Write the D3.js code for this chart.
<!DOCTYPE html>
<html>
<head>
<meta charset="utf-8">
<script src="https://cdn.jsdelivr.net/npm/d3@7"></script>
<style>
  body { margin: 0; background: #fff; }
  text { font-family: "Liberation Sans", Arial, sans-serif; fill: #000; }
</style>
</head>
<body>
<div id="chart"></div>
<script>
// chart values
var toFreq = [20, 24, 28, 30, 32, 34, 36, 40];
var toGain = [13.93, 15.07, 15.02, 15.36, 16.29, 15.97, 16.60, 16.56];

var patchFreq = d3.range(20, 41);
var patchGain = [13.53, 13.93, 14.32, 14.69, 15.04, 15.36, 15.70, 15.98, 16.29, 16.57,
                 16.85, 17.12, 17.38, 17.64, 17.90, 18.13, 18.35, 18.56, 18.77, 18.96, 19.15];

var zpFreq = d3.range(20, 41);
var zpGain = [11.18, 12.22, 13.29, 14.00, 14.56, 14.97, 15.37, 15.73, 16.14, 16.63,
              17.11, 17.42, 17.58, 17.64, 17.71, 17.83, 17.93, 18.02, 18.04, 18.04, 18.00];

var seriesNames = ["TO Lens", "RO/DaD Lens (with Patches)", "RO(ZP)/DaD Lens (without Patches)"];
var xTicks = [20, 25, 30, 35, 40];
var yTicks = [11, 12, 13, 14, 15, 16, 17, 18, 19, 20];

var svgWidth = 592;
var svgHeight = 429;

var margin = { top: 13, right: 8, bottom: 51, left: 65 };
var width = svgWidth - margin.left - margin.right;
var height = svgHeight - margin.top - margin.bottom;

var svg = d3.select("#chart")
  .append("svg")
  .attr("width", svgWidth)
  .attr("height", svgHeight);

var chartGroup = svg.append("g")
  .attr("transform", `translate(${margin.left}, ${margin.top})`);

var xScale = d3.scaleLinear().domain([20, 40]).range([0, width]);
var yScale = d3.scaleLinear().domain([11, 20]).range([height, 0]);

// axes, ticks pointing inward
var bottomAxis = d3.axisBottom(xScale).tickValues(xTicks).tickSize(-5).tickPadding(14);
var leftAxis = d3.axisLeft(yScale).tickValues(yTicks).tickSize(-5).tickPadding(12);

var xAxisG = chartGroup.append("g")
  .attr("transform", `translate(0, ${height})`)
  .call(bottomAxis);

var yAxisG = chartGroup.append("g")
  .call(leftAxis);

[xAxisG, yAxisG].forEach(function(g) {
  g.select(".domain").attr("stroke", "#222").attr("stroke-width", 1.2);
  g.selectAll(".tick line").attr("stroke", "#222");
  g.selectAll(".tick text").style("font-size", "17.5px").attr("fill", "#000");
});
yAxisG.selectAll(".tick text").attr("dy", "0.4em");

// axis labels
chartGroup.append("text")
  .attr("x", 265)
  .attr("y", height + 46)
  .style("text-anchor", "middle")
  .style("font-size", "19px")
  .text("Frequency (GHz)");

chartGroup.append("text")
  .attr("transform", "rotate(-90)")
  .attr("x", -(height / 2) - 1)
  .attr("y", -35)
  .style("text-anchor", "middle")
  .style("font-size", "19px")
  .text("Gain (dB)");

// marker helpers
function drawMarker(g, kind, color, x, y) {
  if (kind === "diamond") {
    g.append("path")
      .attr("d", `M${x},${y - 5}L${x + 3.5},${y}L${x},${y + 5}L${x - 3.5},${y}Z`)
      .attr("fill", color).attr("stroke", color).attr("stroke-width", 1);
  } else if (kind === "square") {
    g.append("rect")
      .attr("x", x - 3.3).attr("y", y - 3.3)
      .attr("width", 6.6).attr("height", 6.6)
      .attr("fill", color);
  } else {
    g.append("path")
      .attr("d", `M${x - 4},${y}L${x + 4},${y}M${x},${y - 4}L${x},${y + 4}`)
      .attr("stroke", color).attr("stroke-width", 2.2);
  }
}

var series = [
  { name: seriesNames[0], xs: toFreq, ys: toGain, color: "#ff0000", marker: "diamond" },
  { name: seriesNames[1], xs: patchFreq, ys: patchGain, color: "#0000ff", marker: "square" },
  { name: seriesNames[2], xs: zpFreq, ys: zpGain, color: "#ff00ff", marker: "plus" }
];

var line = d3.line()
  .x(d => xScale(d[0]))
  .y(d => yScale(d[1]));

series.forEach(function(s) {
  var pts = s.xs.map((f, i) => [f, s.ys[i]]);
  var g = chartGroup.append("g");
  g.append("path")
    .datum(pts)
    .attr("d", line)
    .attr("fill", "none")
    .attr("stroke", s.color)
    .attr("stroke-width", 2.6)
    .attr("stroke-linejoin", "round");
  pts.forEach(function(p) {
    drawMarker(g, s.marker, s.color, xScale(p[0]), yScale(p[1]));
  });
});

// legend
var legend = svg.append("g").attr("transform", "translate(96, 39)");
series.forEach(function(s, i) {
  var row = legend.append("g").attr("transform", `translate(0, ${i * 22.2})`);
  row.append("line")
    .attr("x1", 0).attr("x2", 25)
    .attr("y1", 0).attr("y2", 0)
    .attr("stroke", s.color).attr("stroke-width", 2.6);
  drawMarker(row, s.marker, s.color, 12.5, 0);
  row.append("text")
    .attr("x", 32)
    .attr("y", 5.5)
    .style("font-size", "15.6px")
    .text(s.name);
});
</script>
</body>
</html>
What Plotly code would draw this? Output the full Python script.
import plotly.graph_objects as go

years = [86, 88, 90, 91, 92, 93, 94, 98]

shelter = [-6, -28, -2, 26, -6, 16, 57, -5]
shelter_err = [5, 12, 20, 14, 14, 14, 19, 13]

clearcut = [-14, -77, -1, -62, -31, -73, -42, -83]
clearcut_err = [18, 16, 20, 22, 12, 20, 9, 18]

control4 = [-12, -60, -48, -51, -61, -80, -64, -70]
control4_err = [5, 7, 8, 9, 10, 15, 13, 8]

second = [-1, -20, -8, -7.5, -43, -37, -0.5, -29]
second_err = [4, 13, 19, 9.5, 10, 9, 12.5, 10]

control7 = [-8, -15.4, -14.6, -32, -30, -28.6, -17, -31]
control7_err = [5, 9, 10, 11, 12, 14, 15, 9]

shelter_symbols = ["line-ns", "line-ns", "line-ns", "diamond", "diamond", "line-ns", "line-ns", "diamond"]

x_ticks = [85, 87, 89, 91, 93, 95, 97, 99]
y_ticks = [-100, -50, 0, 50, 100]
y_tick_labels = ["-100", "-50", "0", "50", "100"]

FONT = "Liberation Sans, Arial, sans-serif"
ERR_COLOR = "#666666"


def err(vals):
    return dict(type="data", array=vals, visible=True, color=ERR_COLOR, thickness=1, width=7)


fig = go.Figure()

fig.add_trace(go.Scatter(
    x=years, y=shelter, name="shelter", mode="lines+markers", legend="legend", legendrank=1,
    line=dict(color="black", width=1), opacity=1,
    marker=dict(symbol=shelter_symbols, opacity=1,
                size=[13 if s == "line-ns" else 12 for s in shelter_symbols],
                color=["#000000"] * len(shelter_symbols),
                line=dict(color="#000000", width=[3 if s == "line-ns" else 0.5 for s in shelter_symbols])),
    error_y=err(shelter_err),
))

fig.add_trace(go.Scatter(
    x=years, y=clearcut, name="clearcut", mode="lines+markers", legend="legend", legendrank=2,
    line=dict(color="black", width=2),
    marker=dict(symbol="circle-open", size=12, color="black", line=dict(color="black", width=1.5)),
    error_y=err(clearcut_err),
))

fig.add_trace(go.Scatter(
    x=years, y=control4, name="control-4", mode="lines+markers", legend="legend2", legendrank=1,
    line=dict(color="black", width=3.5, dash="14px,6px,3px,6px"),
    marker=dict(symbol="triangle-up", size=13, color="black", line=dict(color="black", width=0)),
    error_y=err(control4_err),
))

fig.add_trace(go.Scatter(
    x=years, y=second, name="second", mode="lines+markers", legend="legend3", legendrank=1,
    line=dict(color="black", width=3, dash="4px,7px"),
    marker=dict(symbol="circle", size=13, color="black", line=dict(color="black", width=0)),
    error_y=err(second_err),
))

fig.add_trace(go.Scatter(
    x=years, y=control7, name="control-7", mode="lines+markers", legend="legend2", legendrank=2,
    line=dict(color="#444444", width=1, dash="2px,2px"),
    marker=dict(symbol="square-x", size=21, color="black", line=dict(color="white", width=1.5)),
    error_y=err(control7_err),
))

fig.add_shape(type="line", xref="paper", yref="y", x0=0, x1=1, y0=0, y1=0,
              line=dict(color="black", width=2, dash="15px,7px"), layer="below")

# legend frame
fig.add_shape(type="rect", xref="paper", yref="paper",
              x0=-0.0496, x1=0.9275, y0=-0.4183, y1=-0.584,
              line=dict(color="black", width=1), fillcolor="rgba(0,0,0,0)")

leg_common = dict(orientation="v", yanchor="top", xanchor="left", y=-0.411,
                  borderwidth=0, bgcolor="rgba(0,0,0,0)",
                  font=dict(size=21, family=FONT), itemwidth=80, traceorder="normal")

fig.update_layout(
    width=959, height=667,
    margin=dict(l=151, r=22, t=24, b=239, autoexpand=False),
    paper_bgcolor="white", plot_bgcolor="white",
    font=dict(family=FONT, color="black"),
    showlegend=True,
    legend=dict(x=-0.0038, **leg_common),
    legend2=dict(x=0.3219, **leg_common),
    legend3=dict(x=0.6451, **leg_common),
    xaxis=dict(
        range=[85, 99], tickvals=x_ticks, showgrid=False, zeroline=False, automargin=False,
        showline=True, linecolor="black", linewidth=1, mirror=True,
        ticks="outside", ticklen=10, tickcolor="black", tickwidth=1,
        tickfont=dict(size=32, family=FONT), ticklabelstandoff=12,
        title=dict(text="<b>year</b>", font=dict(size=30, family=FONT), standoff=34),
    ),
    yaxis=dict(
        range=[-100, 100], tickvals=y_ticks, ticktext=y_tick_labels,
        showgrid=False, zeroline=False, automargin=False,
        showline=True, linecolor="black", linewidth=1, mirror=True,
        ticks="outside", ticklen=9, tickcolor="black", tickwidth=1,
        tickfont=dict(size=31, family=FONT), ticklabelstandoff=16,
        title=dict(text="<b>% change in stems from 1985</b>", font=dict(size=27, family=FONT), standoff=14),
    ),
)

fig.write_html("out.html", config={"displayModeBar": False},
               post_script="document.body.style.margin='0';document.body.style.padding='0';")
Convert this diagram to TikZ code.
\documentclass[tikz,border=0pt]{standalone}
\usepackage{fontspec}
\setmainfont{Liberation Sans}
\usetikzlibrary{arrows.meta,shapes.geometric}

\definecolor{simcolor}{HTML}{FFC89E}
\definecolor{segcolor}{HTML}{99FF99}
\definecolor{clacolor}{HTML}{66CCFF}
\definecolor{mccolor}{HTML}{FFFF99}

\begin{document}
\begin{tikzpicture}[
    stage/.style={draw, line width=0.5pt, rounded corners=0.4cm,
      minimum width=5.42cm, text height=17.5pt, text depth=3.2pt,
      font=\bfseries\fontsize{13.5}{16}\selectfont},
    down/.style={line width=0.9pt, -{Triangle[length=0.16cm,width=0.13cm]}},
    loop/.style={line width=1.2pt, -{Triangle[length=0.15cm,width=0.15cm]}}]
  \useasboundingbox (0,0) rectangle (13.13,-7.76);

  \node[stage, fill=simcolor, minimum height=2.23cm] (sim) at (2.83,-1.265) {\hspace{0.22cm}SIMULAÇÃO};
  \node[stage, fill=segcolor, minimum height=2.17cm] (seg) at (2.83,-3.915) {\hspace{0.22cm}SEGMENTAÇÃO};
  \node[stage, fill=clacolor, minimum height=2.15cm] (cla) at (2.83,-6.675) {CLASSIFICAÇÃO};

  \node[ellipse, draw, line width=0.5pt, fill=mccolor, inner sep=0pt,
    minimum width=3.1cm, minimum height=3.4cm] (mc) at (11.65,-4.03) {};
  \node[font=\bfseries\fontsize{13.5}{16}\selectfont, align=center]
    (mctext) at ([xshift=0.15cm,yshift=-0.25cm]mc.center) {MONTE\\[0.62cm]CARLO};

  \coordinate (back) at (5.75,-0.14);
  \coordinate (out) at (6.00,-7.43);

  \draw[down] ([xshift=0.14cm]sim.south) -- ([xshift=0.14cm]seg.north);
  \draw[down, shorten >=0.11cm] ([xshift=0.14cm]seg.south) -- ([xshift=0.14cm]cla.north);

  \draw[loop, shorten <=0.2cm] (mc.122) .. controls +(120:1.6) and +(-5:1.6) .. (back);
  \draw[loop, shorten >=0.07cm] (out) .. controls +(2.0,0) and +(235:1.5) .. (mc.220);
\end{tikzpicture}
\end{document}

## Set problem:
Take the line containing "Convert this diagram to TikZ code." and the line containing "fill=clacolor, minimum height=2.15cm]". Write out both and all lines between, exactly, and nothing more.

## Solution:
Convert this diagram to TikZ code.
\documentclass[tikz,border=0pt]{standalone}
\usepackage{fontspec}
\setmainfont{Liberation Sans}
\usetikzlibrary{arrows.meta,shapes.geometric}

\definecolor{simcolor}{HTML}{FFC89E}
\definecolor{segcolor}{HTML}{99FF99}
\definecolor{clacolor}{HTML}{66CCFF}
\definecolor{mccolor}{HTML}{FFFF99}

\begin{document}
\begin{tikzpicture}[
    stage/.style={draw, line width=0.5pt, rounded corners=0.4cm,
      minimum width=5.42cm, text height=17.5pt, text depth=3.2pt,
      font=\bfseries\fontsize{13.5}{16}\selectfont},
    down/.style={line width=0.9pt, -{Triangle[length=0.16cm,width=0.13cm]}},
    loop/.style={line width=1.2pt, -{Triangle[length=0.15cm,width=0.15cm]}}]
  \useasboundingbox (0,0) rectangle (13.13,-7.76);

  \node[stage, fill=simcolor, minimum height=2.23cm] (sim) at (2.83,-1.265) {\hspace{0.22cm}SIMULAÇÃO};
  \node[stage, fill=segcolor, minimum height=2.17cm] (seg) at (2.83,-3.915) {\hspace{0.22cm}SEGMENTAÇÃO};
  \node[stage, fill=clacolor, minimum height=2.15cm] (cla) at (2.83,-6.675) {CLASSIFICAÇÃO};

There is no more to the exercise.